> **The problem**: Copy the lines of the data below exactly, starting at the first and stopping after the line that contains "0.47, 0.44, 0.355]"; include no pictures.

> **Recorded information**:

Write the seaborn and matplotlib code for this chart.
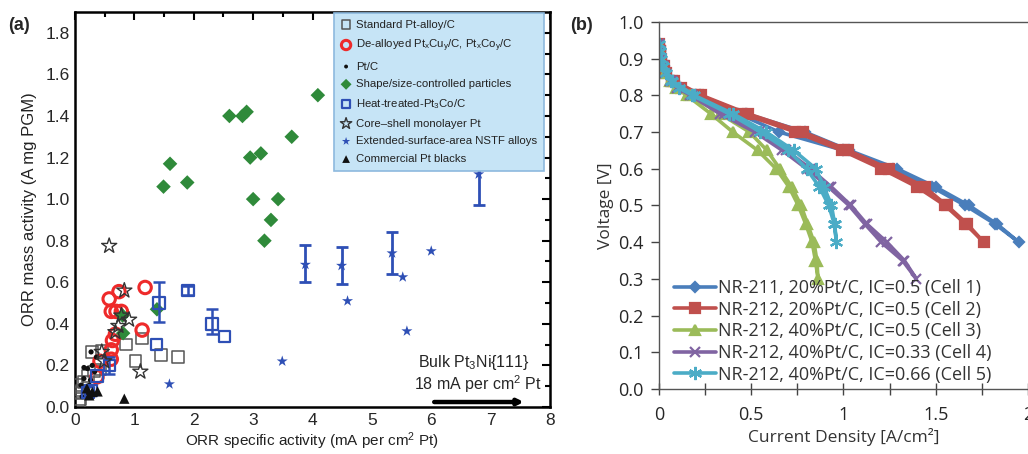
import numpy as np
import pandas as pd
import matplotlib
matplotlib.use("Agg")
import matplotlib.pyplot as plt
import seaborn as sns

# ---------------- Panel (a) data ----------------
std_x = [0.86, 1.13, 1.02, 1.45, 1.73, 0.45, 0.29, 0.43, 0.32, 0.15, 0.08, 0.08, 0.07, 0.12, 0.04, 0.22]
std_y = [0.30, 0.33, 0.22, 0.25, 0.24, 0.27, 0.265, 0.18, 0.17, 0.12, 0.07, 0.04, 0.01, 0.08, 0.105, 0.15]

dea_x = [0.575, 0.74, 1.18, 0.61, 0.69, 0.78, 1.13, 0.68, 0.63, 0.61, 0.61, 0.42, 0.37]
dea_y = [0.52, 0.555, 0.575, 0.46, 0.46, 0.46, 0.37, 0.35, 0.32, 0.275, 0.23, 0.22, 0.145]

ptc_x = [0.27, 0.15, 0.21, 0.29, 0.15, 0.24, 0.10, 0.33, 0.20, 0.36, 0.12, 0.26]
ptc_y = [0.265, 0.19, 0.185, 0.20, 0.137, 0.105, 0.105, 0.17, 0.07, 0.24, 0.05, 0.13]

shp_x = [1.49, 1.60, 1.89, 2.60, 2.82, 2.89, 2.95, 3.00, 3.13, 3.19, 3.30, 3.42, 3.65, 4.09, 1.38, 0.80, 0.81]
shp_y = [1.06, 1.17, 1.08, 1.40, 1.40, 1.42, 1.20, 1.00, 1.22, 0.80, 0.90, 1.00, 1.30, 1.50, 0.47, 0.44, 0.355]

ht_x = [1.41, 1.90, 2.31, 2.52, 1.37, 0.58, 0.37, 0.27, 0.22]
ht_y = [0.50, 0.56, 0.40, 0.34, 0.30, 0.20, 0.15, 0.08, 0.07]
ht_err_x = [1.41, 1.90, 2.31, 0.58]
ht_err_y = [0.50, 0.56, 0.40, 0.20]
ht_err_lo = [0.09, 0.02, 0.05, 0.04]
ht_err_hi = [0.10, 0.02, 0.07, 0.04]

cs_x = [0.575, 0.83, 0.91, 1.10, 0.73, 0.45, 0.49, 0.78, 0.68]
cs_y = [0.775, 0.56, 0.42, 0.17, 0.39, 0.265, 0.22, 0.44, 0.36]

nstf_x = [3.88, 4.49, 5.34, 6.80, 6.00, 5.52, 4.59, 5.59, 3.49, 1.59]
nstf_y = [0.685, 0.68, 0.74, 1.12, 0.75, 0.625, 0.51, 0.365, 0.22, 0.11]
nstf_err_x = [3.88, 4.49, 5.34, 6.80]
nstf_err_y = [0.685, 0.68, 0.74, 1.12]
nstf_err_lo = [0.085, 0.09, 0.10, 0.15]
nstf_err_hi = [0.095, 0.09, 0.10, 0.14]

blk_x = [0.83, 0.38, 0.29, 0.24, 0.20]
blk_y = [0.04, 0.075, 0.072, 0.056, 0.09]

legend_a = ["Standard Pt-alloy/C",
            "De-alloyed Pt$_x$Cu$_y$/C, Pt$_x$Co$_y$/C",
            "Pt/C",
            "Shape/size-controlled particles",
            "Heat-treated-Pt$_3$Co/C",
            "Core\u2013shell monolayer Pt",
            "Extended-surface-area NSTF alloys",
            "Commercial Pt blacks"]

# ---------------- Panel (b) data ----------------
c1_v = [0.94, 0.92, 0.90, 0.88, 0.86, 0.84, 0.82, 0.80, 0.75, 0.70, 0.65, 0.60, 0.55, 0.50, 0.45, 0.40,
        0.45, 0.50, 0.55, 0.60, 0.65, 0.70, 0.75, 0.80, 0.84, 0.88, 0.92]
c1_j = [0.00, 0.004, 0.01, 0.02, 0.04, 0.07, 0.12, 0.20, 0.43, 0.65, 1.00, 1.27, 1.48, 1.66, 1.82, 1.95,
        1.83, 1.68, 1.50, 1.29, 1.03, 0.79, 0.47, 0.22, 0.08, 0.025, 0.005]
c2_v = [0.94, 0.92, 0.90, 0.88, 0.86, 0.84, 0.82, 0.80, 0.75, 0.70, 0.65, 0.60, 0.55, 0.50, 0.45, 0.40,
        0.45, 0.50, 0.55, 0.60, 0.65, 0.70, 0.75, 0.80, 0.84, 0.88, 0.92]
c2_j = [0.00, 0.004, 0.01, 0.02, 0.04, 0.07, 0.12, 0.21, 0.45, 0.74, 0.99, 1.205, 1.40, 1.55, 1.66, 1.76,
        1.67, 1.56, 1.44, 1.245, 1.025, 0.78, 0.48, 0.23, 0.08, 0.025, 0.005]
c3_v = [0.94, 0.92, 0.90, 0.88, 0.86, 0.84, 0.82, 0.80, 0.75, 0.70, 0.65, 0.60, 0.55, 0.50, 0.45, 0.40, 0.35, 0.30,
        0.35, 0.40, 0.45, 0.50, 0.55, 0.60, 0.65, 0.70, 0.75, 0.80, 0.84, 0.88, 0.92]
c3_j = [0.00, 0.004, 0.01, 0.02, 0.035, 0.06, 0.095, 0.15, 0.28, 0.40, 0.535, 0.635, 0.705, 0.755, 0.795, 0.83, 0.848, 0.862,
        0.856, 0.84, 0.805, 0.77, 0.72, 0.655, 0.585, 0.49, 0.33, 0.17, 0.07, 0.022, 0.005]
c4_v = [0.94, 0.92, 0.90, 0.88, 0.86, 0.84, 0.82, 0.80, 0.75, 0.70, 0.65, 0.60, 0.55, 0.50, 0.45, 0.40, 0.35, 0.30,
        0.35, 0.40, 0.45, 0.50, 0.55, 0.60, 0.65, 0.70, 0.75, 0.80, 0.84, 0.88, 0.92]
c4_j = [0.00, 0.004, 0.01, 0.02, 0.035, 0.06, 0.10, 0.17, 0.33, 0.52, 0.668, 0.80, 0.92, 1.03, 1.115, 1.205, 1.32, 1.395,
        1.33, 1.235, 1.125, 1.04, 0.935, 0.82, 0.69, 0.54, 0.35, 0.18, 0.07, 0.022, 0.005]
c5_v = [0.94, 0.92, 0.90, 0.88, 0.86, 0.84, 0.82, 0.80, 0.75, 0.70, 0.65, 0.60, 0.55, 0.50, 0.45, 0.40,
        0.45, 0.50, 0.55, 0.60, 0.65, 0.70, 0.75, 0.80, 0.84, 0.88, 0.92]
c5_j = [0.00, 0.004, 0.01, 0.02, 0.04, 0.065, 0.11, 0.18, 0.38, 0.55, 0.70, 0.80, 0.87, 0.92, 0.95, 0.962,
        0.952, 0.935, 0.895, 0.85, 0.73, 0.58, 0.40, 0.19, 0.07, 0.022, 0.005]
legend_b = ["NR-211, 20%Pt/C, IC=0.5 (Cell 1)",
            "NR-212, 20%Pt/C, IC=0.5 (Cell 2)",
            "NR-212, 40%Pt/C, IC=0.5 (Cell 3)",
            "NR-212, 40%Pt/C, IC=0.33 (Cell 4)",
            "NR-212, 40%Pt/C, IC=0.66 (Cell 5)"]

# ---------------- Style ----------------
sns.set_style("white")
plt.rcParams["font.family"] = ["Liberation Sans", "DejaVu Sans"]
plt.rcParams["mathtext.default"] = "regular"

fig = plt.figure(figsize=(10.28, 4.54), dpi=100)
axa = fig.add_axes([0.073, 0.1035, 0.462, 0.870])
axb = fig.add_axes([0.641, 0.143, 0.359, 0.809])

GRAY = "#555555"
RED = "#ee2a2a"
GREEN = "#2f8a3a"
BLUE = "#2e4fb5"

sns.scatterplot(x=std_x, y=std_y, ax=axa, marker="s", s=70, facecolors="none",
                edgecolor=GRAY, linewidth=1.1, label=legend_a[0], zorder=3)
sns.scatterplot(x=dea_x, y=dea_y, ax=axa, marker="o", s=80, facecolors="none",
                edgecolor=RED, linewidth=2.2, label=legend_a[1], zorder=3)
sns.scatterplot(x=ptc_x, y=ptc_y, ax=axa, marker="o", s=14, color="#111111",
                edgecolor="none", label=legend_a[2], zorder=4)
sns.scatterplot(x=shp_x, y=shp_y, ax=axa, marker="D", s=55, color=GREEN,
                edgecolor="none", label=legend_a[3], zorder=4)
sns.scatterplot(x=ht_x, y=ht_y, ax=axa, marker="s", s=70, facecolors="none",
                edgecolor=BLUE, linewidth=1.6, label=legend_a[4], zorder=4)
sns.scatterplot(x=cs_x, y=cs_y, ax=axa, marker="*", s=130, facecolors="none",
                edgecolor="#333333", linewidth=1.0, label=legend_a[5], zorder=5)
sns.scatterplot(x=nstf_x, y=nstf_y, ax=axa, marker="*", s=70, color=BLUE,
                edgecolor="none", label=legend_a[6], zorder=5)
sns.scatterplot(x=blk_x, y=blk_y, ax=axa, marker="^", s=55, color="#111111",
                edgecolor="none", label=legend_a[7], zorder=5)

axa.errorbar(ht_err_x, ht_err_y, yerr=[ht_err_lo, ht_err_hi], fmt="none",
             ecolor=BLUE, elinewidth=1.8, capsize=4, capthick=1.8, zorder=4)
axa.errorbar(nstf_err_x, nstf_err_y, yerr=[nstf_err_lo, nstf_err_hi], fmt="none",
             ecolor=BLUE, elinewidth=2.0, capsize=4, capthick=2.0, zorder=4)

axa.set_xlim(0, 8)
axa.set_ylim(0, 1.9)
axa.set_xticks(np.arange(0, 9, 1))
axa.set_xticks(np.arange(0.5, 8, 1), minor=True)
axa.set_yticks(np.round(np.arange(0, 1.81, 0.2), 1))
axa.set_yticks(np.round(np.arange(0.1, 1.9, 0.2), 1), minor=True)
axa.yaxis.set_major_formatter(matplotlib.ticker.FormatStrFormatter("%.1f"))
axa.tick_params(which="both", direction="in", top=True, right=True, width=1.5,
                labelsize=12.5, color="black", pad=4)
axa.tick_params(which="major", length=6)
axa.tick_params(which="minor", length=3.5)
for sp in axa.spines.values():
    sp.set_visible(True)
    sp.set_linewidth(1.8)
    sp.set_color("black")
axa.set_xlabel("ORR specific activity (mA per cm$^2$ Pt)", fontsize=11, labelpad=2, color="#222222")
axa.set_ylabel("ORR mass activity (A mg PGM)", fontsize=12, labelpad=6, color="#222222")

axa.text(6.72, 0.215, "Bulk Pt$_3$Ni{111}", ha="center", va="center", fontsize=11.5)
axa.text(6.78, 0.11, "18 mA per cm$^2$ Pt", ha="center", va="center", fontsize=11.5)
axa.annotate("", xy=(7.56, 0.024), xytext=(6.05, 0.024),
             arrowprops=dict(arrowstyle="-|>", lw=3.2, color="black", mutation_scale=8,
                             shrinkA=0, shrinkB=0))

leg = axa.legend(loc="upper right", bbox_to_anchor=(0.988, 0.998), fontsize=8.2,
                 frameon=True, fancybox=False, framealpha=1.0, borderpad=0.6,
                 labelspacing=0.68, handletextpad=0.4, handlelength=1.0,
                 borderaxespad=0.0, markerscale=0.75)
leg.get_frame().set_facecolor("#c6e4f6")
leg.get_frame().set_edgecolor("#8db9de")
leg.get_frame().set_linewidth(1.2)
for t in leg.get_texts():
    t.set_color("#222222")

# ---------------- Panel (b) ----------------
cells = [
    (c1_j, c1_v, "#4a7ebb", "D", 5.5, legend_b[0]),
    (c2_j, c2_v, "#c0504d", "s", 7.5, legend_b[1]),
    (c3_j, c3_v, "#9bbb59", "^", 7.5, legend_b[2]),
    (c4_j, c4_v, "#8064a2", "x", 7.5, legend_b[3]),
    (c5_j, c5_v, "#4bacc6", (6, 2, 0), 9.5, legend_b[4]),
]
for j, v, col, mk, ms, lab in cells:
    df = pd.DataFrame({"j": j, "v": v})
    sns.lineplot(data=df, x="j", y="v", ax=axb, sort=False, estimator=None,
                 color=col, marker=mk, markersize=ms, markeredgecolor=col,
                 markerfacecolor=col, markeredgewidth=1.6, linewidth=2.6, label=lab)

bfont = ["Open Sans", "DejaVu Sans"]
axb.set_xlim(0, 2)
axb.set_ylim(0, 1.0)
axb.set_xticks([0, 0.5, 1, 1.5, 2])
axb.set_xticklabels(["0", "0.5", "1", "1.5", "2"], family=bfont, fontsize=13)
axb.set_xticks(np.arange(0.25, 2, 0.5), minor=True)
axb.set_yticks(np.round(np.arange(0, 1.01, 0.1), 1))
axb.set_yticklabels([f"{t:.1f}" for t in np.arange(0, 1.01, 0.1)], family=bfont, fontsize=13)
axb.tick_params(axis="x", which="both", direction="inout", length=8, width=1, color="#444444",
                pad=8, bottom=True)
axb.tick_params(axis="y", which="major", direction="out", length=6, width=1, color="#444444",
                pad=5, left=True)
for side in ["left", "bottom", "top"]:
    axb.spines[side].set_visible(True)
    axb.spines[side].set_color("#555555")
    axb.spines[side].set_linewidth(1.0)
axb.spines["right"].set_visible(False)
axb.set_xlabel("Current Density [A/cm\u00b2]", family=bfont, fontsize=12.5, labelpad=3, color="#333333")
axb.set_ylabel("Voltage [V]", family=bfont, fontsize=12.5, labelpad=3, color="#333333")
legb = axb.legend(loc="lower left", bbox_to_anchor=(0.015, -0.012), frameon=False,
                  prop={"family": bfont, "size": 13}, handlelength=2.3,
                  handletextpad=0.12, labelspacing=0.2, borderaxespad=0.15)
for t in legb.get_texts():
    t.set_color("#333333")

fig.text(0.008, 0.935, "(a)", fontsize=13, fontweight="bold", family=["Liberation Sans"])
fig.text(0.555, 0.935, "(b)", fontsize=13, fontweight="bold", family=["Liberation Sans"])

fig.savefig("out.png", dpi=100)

> **Completed task**:
Write the seaborn and matplotlib code for this chart.
import numpy as np
import pandas as pd
import matplotlib
matplotlib.use("Agg")
import matplotlib.pyplot as plt
import seaborn as sns

# ---------------- Panel (a) data ----------------
std_x = [0.86, 1.13, 1.02, 1.45, 1.73, 0.45, 0.29, 0.43, 0.32, 0.15, 0.08, 0.08, 0.07, 0.12, 0.04, 0.22]
std_y = [0.30, 0.33, 0.22, 0.25, 0.24, 0.27, 0.265, 0.18, 0.17, 0.12, 0.07, 0.04, 0.01, 0.08, 0.105, 0.15]

dea_x = [0.575, 0.74, 1.18, 0.61, 0.69, 0.78, 1.13, 0.68, 0.63, 0.61, 0.61, 0.42, 0.37]
dea_y = [0.52, 0.555, 0.575, 0.46, 0.46, 0.46, 0.37, 0.35, 0.32, 0.275, 0.23, 0.22, 0.145]

ptc_x = [0.27, 0.15, 0.21, 0.29, 0.15, 0.24, 0.10, 0.33, 0.20, 0.36, 0.12, 0.26]
ptc_y = [0.265, 0.19, 0.185, 0.20, 0.137, 0.105, 0.105, 0.17, 0.07, 0.24, 0.05, 0.13]

shp_x = [1.49, 1.60, 1.89, 2.60, 2.82, 2.89, 2.95, 3.00, 3.13, 3.19, 3.30, 3.42, 3.65, 4.09, 1.38, 0.80, 0.81]
shp_y = [1.06, 1.17, 1.08, 1.40, 1.40, 1.42, 1.20, 1.00, 1.22, 0.80, 0.90, 1.00, 1.30, 1.50, 0.47, 0.44, 0.355]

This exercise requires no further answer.